┌────────
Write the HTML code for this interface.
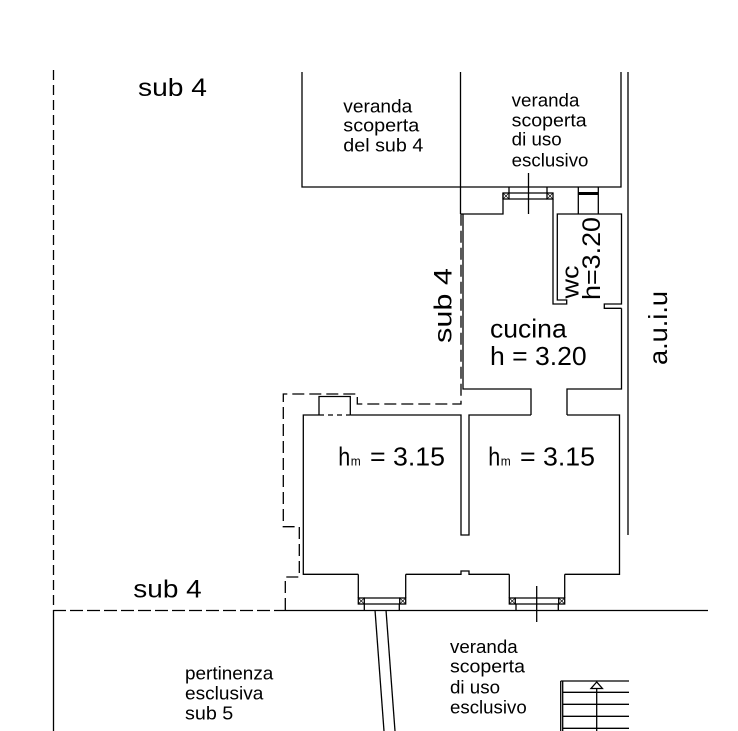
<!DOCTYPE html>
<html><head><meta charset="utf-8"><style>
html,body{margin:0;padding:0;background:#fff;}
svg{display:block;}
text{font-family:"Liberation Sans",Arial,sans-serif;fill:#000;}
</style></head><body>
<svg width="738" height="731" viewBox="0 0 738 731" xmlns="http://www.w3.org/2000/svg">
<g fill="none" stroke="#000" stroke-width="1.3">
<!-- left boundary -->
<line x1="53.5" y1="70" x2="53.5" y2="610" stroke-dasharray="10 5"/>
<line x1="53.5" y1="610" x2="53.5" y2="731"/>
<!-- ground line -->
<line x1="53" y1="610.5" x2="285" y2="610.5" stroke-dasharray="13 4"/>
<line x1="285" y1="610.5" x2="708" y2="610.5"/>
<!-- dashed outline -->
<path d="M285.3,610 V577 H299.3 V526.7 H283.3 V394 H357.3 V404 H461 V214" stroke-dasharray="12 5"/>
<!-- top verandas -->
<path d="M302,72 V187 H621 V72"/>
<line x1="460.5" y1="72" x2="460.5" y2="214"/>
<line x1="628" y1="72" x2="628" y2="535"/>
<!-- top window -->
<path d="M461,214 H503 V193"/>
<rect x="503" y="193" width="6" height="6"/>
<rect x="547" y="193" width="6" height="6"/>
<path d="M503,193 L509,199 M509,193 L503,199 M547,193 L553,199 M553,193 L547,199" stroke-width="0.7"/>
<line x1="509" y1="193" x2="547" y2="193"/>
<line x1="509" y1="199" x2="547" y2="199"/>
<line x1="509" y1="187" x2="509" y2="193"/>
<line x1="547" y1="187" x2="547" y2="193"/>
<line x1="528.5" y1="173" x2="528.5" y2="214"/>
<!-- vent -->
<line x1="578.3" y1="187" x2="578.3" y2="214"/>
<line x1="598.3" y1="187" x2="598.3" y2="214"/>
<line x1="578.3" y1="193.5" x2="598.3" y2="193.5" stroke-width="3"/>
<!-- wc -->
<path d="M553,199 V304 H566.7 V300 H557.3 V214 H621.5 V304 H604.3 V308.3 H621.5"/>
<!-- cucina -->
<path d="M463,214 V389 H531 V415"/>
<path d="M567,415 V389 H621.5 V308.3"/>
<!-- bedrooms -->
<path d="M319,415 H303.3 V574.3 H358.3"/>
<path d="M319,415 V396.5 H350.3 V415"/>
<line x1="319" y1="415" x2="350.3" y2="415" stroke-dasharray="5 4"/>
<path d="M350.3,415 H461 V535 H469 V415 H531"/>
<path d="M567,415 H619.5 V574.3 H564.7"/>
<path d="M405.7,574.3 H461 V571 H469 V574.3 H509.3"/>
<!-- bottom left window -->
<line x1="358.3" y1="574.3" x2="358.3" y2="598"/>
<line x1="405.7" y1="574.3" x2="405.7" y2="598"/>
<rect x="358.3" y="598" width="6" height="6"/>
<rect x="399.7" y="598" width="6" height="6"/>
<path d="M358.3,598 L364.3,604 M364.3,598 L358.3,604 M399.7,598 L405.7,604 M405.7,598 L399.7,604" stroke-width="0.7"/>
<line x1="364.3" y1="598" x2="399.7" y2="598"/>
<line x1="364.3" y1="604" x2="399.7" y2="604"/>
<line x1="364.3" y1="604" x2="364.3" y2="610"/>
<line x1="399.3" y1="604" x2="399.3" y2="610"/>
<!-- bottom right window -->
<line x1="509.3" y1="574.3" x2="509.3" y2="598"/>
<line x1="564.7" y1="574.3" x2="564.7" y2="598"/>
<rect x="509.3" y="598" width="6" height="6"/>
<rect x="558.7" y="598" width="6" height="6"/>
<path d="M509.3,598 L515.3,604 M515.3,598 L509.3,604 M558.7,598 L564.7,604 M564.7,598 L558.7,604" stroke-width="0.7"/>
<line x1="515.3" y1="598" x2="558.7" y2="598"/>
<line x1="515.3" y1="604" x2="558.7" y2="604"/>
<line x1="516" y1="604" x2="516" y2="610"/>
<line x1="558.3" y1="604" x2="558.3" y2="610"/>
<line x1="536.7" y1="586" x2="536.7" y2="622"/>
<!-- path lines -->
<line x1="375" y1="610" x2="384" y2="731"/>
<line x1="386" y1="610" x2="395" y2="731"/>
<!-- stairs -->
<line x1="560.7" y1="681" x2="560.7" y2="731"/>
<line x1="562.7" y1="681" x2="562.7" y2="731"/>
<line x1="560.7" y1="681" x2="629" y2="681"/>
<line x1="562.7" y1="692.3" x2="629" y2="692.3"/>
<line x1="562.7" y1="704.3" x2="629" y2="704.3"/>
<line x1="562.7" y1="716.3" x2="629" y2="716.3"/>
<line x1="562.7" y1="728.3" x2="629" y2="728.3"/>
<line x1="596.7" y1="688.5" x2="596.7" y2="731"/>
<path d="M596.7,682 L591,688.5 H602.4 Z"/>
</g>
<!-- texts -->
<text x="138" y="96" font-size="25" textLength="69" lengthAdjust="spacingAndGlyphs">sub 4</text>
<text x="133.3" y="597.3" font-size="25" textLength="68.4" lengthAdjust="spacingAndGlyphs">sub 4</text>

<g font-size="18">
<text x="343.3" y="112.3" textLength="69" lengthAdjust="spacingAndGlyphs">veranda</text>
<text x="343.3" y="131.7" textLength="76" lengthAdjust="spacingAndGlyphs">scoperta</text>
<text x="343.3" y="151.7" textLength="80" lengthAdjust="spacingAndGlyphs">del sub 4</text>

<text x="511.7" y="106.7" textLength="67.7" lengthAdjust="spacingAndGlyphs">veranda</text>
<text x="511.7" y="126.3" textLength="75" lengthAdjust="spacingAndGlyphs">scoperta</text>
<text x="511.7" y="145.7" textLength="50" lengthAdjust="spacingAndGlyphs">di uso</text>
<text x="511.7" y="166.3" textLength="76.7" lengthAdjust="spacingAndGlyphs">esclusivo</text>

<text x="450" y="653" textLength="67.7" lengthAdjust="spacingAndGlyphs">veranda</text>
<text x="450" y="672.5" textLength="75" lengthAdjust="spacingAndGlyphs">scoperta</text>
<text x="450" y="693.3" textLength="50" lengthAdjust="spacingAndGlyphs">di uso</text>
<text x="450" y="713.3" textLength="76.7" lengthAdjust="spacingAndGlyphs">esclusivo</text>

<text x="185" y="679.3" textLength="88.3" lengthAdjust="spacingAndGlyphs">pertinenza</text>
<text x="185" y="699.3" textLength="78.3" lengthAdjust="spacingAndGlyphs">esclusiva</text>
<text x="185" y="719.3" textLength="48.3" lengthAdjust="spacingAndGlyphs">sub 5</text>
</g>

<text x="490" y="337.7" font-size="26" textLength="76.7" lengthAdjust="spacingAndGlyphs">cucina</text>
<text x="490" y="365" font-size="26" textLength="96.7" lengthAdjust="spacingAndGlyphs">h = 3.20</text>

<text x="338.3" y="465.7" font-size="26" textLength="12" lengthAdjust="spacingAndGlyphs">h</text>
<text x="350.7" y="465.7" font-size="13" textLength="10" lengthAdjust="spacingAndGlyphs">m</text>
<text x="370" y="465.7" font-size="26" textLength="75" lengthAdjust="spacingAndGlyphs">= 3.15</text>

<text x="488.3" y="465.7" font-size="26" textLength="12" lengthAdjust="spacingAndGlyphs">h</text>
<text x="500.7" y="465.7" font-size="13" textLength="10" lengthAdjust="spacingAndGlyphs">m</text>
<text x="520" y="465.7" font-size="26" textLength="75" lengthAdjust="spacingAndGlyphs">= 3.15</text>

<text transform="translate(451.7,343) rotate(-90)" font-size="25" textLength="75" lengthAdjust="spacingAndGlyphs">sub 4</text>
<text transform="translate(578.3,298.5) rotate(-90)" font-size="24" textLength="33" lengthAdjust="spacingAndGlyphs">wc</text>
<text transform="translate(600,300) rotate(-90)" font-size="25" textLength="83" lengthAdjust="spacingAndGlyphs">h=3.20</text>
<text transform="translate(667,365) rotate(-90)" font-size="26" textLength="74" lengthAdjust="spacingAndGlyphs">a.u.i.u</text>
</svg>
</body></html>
└────────
┌────────
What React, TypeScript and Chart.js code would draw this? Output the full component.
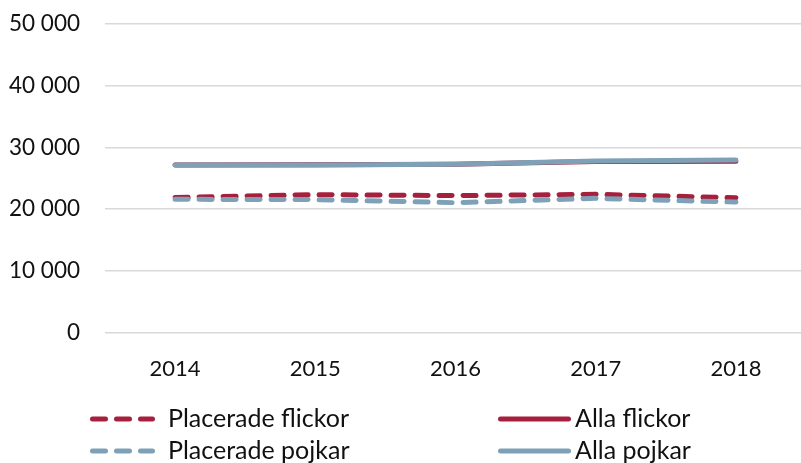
└────────
Read the entries and show each line that mentions "code".

▶ **SOLUTION TO THIS PROBLEM**:
Write the HTML code for this interface.
What React, TypeScript and Chart.js code would draw this? Output the full component.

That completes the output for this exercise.